The first time I stepped out of my comfort zone was when I applied for a job at a local advertising agency as a graphic and web designer. The middle school t-shirt designs weren’t challenging my artist abilities enough, so I found something that I thought might do that. Little did I know, my experience at that small agency would trigger an plan in my brain and my heart that I never knew existed.
Within six months of working at the agency, my boss signed me up for a networking group. Kudos to him for seeing the marketing benefits of my extroverted personality instead of fussing me for always talking at work. Before my one-year anniversary at the company, I began earning commissions on contracts that I had brought in for website re-designs and Google ad campaigns.
And I was loving every second of it.
I found it incredibly fulfilling to solve a problem – something I had never felt like I could do through design work alone. I learned how simple the sales process is, and how to do it well: instead of starting with a product and making someone buy it, you find a need or point of frustration in their life, and you provide a solution.
Before long, I was filling my schedule with client meetings and networking events. This became a problem, because I was spending less and less time doing the work that I was hired to do.
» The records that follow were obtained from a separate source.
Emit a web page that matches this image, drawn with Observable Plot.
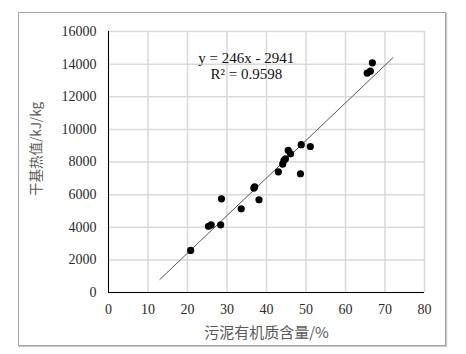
<!DOCTYPE html>
<html>
<head>
<meta charset="utf-8">
<script src="https://cdn.jsdelivr.net/npm/d3@7"></script>
<script src="https://cdn.jsdelivr.net/npm/@observablehq/plot@0.6"></script>
<style>
  html, body { margin: 0; padding: 0; background: #fff; }
  #wrap { position: relative; width: 466px; height: 354px; }
  #frame { position: absolute; left: 18px; top: 12px; width: 426px; height: 332px;
           border: 1px solid #a6a6a6; box-shadow: 1px 1px 1px #c8c8c8; }
  #chart { position: absolute; left: 0; top: 0; }
</style>
</head>
<body>
<div id="wrap"><div id="frame"></div><div id="chart"></div></div>
<script>
// organic matter content (%)
const organic = [20.8, 25.3, 26.0, 28.4, 28.6, 33.6, 36.8, 37.0, 38.1, 43.0, 44.1, 44.4, 44.8, 45.5, 46.1, 48.6, 48.8, 51.1, 65.5, 66.3, 66.8];
// dry-basis calorific value (kJ/kg)
const heatValue = [2580, 4060, 4150, 4150, 5740, 5130, 6400, 6480, 5680, 7400, 7870, 8090, 8200, 8710, 8500, 7280, 9060, 8950, 13450, 13570, 14080];
// trendline end points as drawn
const trendX = [13, 72];
const trendY = [800, 14390];
// equation annotation
const eqText = ["y = 246x - 2941", "R² = 0.9598"];
const eqX = [34.9, 34.9];
const eqY = [14350, 13370];
const xTicks = [0, 10, 20, 30, 40, 50, 60, 70, 80];
const yTicks = [0, 2000, 4000, 6000, 8000, 10000, 12000, 14000, 16000];
const xLabel = "污泥有机质含量/%";
const yLabel = "干基热值/kJ/kg";

const points = organic.map((x, i) => ({x, y: heatValue[i]}));
const trend = trendX.map((x, i) => ({x, y: trendY[i]}));
const eq = eqText.map((t, i) => ({t, x: eqX[i], y: eqY[i]}));

const tickFont = "'Liberation Serif', 'Times New Roman', serif";
const cjkFont = "'Noto Sans CJK SC', 'Noto Sans', sans-serif";

const chart = Plot.plot({
  width: 466,
  height: 354,
  marginLeft: 108,
  marginRight: 42,
  marginTop: 31,
  marginBottom: 62,
  style: { fontFamily: tickFont, fontSize: "14px", color: "#2a2a2a", background: "transparent" },
  x: { domain: [0, 80], ticks: xTicks, label: null },
  y: { domain: [0, 16000], ticks: yTicks, label: null },
  marks: [
    Plot.gridX(xTicks, { stroke: "#d9d9d9", strokeOpacity: 1, strokeWidth: 1.5 }),
    Plot.gridY(yTicks, { stroke: "#d9d9d9", strokeOpacity: 1, strokeWidth: 1.5 }),
    Plot.axisX({ ticks: xTicks, tickSize: 0, tickPadding: 12, label: null, fontSize: 14, tickFormat: d3.format("d") }),
    Plot.axisY({ ticks: yTicks, tickSize: 0, tickPadding: 12, label: null, fontSize: 14, tickFormat: d3.format("d") }),
    Plot.ruleX([0], { stroke: "#000", strokeWidth: 1 }),
    Plot.ruleY([0], { stroke: "#000", strokeWidth: 1 }),
    Plot.line(trend, { x: "x", y: "y", stroke: "#555", strokeWidth: 1 }),
    Plot.dot(points, { x: "x", y: "y", r: 3.6, fill: "#000", stroke: "none" }),
    Plot.text(eq, { x: "x", y: "y", text: "t", fontSize: 15, fill: "#111", fontFamily: tickFont }),
    Plot.text([xLabel], { frameAnchor: "bottom", dy: 41, lineAnchor: "middle", textAnchor: "middle", fontSize: 15, fill: "#595959", fontFamily: cjkFont }),
    Plot.text([yLabel], { frameAnchor: "left", dx: -72, dy: -13, rotate: -90, textAnchor: "middle", lineAnchor: "middle", fontSize: 13.5, fill: "#595959", fontFamily: cjkFont })
  ]
});
document.getElementById("chart").appendChild(chart);
</script>
</body>
</html>
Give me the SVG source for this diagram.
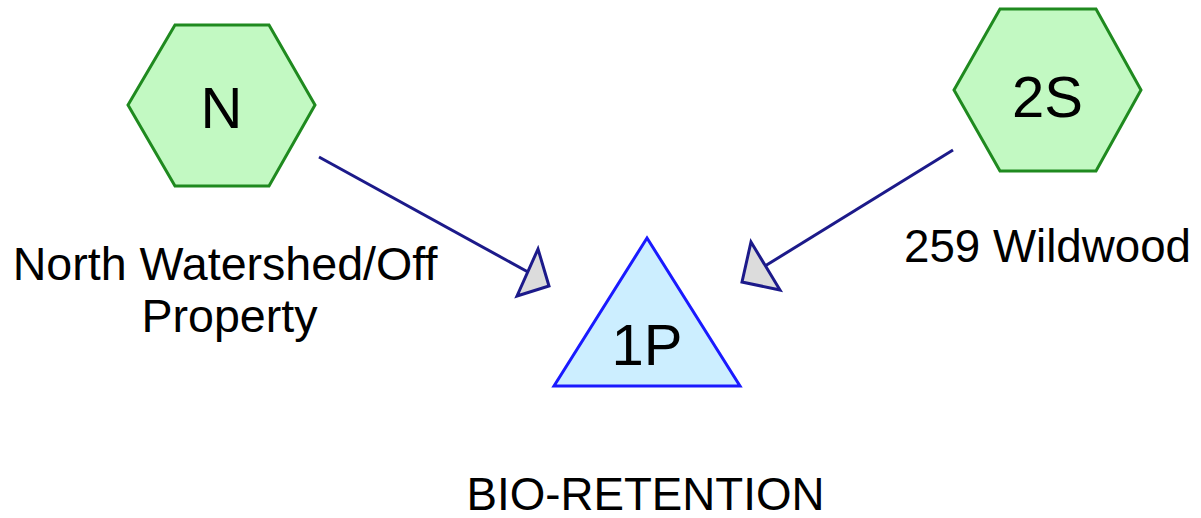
<svg xmlns="http://www.w3.org/2000/svg" width="1201" height="518" viewBox="0 0 1201 518">
  <style>
    .subcat { fill: #c2f9c2; stroke: #1f8a1f; stroke-width: 3; stroke-linejoin: miter; }
    .pond { fill: #cceeff; stroke: #1a1aff; stroke-width: 3; stroke-linejoin: miter; }
    .id { font-family: "Liberation Sans", Arial, sans-serif; font-size: 58px; fill: #000; text-anchor: middle; }
    .label { font-family: "Liberation Sans", Arial, sans-serif; font-size: 45.7px; fill: #000; text-anchor: middle; }
    .link { stroke: #1c1a8a; stroke-width: 3; fill: none; }
    .head { fill: #dcdcdc; stroke: #1c1a8a; stroke-width: 3; stroke-linejoin: miter; }
  </style>

  <!-- routing links -->
  <g id="connectors">
    <line class="link" x1="319" y1="157" x2="528" y2="272"/>
    <polygon class="head" points="538,249 517,296 549,286"/>
    <line class="link" x1="953" y1="150" x2="765" y2="266"/>
    <polygon class="head" points="751,242 780,290 742,282"/>
  </g>

  <!-- subcatchment N -->
  <g id="node-N">
    <polygon class="subcat" points="128,105 175,25 269,25 315,105 269,186 175,186"/>
    <text class="id" x="221.5" y="128">N</text>
    <text class="label" x="225" y="280" style="font-size:46.6px">North Watershed/Off</text>
    <text class="label" x="229.5" y="332" style="font-size:46.6px">Property</text>
  </g>

  <!-- subcatchment 2S -->
  <g id="node-2S">
    <polygon class="subcat" points="954,90 1000,9 1096,9 1141,90 1096,171 1000,171"/>
    <text class="id" x="1047.5" y="117">2S</text>
    <text class="label" x="1047.5" y="262">259 Wildwood</text>
  </g>

  <!-- pond 1P -->
  <g id="node-1P">
    <polygon class="pond" points="647,238 740,386 554,386"/>
    <text class="id" x="647" y="365">1P</text>
    <text class="label" x="645.5" y="510">BIO-RETENTION</text>
  </g>
</svg>
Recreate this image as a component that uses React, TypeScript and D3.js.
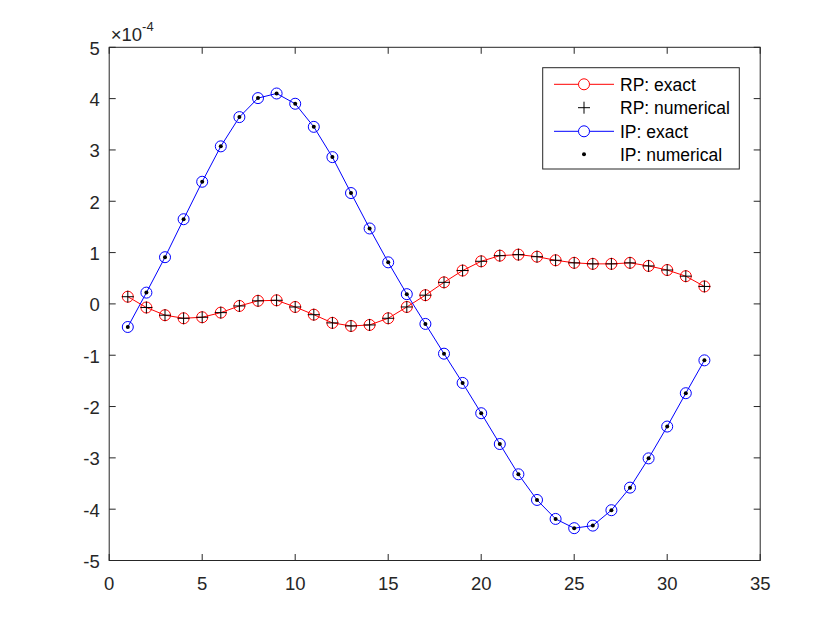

In hind sight, had my boss seen that transition happening and switched me to a sales position, I might still be working for that company! But that’s not what happened…
He told me to cut back on the meetings and spend more time behind my desk. Begrudgingly I did so, because he was the man signing my paychecks. It was not long before I was hungry for the hunt again, but this time, I had a different business in mind.
Two months shy of my second anniversary, I put in my two weeks, and created Torregrossa Art and Design, LLC. I have been told many times that I should have started this little venture while I was still working full time, because I struggled a lot in the beginning to make ends meet, but the fact is it was that desperate need to survive that motivated me the most!
In the very beginning, I painted anything and everything. I didn’t have a specific ‘look’ or ‘style,’ and certainly didn’t have a target market. However, one thing has remained the same since the beginning, and that is my mission: to bring joy to people through my artwork. Custom artwork, actually. Not that my original works don’t inspire joy and happiness too, but I have found that if I can capture my client’s passion and reflect that onto the canvas, I can generate that happiness that I am looking for.
My journey creating custom paintings these past three years has given me the opportunity to paint several murals, large multi-paneled pieces, many portraits and hundreds of pet portraits. These pet portraits continue to be my #1 request, aside from wedding paintings. The live wedding painting era began in 2015, when I was 24.
Since 2015, I have focused my marketing on the wedding world by providing live wedding and event painting services. I have made my style my own, capturing the realistic detail in the figures and their faces, as well as attention to detail in the setting of the reception hall or ceremony venue which is growing in popularity.
During the week, I work on running the business, which is more time consuming than one might think, as well as continuing to create custom paintings using reference photographs that my clients send me. It is a fantastic career, and I am humbled to have figured out how to apply my talents in a productive and positive way at such a young age.
As I sit here today, typing this story for you to read, drinking my third cup of coffee, I want to share a bit of wisdom that I heard three very short years ago, that I still say out loud to myself in the mirror sometimes, “Don’t compare your beginning to someone else’s middle.” Wherever you are in life, no matter the chapter or season, you do yourself a disservice by comparing your life or your career to someone else’s. I have worked my tail off to get where I am today, and I still fall victim to the comparison bug, but it’s not fair to ignore the progress I’ve made. 20-year-old Stephanie would absolutely idolize 27-year-old Stephanie – she would not compare her to 35-year-old Stephanie. Make sense? I won’t do it to myself if you don’t do it to yourself anymore. Deal? Deal.
I wouldn’t have bet my money on that 22-year-old floating through life with no ambition, no money, and no clue what she wanted to do with her life… I underestimated myself big time. I have created a life for myself that allows me to manage my own time, get paid to travel the world painting fabulous parties and weddings, double my salary every year, and go to bed every night anticipating the adventures that the next day might hold.
Life’s funny, isn’t it.
In 2009 when I started college, and I chose graphic design as a major, because I was told “there are no jobs in painting and drawing.” Even though that’s obviously a false statement, I believed those advisors (ahem and my parents) and got started learning the basics of the graphic arts.
While I was in college, I never once felt drawn to a career as a graphic designer, believe it or not. Don’t get me wrong, I didn’t feel drawn in any other career direction, I just simply lacked ambition. While my classmates were seeking out internships at prestigious agencies or magazines around the country, I got a job at a little family-owned screen printing shop. I’m telling you, there was absolutely no indication in my life at the time that I would be a successful, professional artist before I was 25.